After nearly 4½ years, Palatine-Schaumburg High School District 211 is free of both legal action and temporary compromises on the issue of transgender students' access to locker rooms after the board of education Thursday approved the settlement of a now former student's discrimination lawsuit.

By a 5-2 vote, the district has agreed to pay $150,000 to Nova Maday of Palatine and her legal representatives at the American Civil Liberties Union of Illinois to settle her 2017 state lawsuit claiming she was discriminated against for having her use of the girls locker room at Palatine High School restricted.

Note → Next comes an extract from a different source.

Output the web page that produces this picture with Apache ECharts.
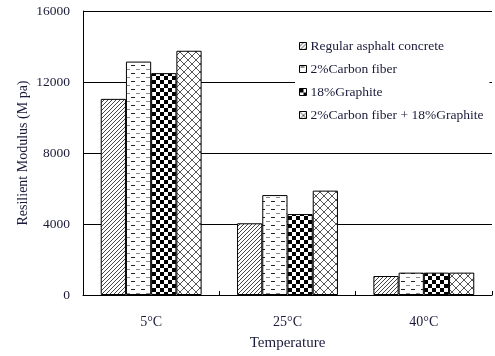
<!DOCTYPE html>
<html><head><meta charset="utf-8">
<script src="https://cdn.jsdelivr.net/npm/echarts@6/dist/echarts.min.js"></script>
<style>html,body{margin:0;padding:0;background:#fff}#c{width:495px;height:356px}</style>
</head><body><div id="c"></div>
<script>
const categories = ['5°C', '25°C', '40°C'];
const seriesNames = ['Regular asphalt concrete', '2%Carbon fiber', '18%Graphite', '2%Carbon fiber + 18%Graphite'];
const regular = [11050, 4040, 1070];
const carbon = [13150, 5630, 1260];
const graphite = [12500, 4560, 1260];
const combined = [13760, 5880, 1260];
const yTicks = [0, 4000, 8000, 12000, 16000];

function mk(w, h, draw) {
  const c = document.createElement('canvas');
  c.width = w; c.height = h;
  const g = c.getContext('2d');
  g.fillStyle = '#fff'; g.fillRect(0, 0, w, h);
  draw(g);
  return { image: c, repeat: 'repeat' };
}
const pHatch = mk(4, 4, g => {
  g.strokeStyle = '#444'; g.lineWidth = 1;
  g.beginPath();
  g.moveTo(-1, 5); g.lineTo(5, -1);
  g.moveTo(-1, 1); g.lineTo(1, -1);
  g.moveTo(3, 5); g.lineTo(5, 3);
  g.stroke();
});
const pDash = mk(10, 8, g => {
  g.fillStyle = '#222'; g.fillRect(1, 1, 4, 1);
  g.fillStyle = '#888'; g.fillRect(6, 5, 4, 1);
});
const pCheck = mk(8, 8, g => {
  g.fillStyle = '#000';
  g.fillRect(0, 0, 4, 4); g.fillRect(4, 4, 4, 4);
});
const pDiamond = mk(8, 8, g => {
  g.strokeStyle = '#555'; g.lineWidth = 1;
  g.beginPath();
  g.moveTo(0, 0); g.lineTo(8, 8);
  g.moveTo(8, 0); g.lineTo(0, 8);
  g.stroke();
});
const patterns = [pHatch, pDash, pCheck, pDiamond];
const values = [regular, carbon, graphite, combined];

const chart = echarts.init(document.getElementById('c'));
const font = '"Liberation Serif", "Times New Roman", serif';
const tc = '#1a1a3a';
chart.setOption({
  animation: false,
  textStyle: { fontFamily: font },
  grid: { left: 83, right: 3, top: 11, bottom: 61 },
  legend: {
    orient: 'vertical', left: 295, top: 37,
    padding: [2, 6, 2, 4], itemGap: 9,
    itemWidth: 7, itemHeight: 7, icon: 'rect',
    backgroundColor: '#fff', z: 10,
    textStyle: { fontFamily: font, fontSize: 13.5, color: tc, padding: [0, 0, 0, -1] },
    data: seriesNames.map((n, i) => ({ name: n, icon: 'rect', itemStyle: { color: patterns[i], borderColor: '#000', borderWidth: 1 } }))
  },
  xAxis: {
    type: 'category', data: categories,
    name: 'Temperature', nameLocation: 'middle', nameGap: 41,
    nameTextStyle: { fontFamily: font, fontSize: 15, color: tc },
    axisLine: { lineStyle: { color: '#000', width: 1 } },
    axisTick: { show: true, inside: true, length: 4, lineStyle: { color: '#000' } },
    axisLabel: { margin: 20, fontFamily: font, fontSize: 14, color: tc }
  },
  yAxis: {
    type: 'value', min: 0, max: 16000, interval: 4000,
    name: 'Resilient Modulus (M pa)', nameLocation: 'middle', nameGap: 53,
    nameMoveOverlap: false,
    nameTextStyle: { fontFamily: font, fontSize: 14, color: tc },
    axisLine: { show: true, lineStyle: { color: '#000', width: 1 } },
    axisTick: { show: false },
    axisLabel: { margin: 13, fontFamily: font, fontSize: 13.5, color: tc,
      formatter: v => yTicks.includes(v) ? String(v) : '' },
    splitLine: { show: true, lineStyle: { color: '#000', width: 1 } }
  },
  series: seriesNames.map((n, i) => ({
    name: n, type: 'bar', data: values[i],
    barGap: '0%', barCategoryGap: '26%',
    itemStyle: { color: patterns[i], borderColor: '#000', borderWidth: 1 }
  }))
});
</script></body></html>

Board members Mark Cramer and Pete Dombrowski expressed slightly different reasons for their votes against the settlement, but they generally cited the uncertainty of unintended consequences - particularly when pending cases before the Supreme Court hold the potential of further defining or changing federal law on this issue.

Maday, who identifies as female, expressed her feelings of vindication last November when board members also voted 5-2 to no longer require that transgender students alone had to use the privacy stalls made available for all students in locker rooms.

The new policy took effect in early January, but Maday's discrimination lawsuit remained pending in court.

"It was very painful to be treated differently because I am transgender, and to have my identity as a girl challenged by the district," Maday said in a statement released after the board's vote. "I just wanted to be treated like any other girl. My hope is that the new D211 policy truly means that no student has to face this kind of treatment in the future."

District officials also released a statement addressing both the recent policy change and settlement of the lawsuit.

"The district felt that greater understanding of transgender identity had advanced for the better within our immediate communities and in society, and that it was time," the statement reads. "Total legal costs for the combination of complaints (since 2015) fall slightly below $500,000. To spare further expense and use of resources, and since both parties endorse the policy that provides for the access sought in the original complaint, the district agreed to settle and resolve this legal dispute."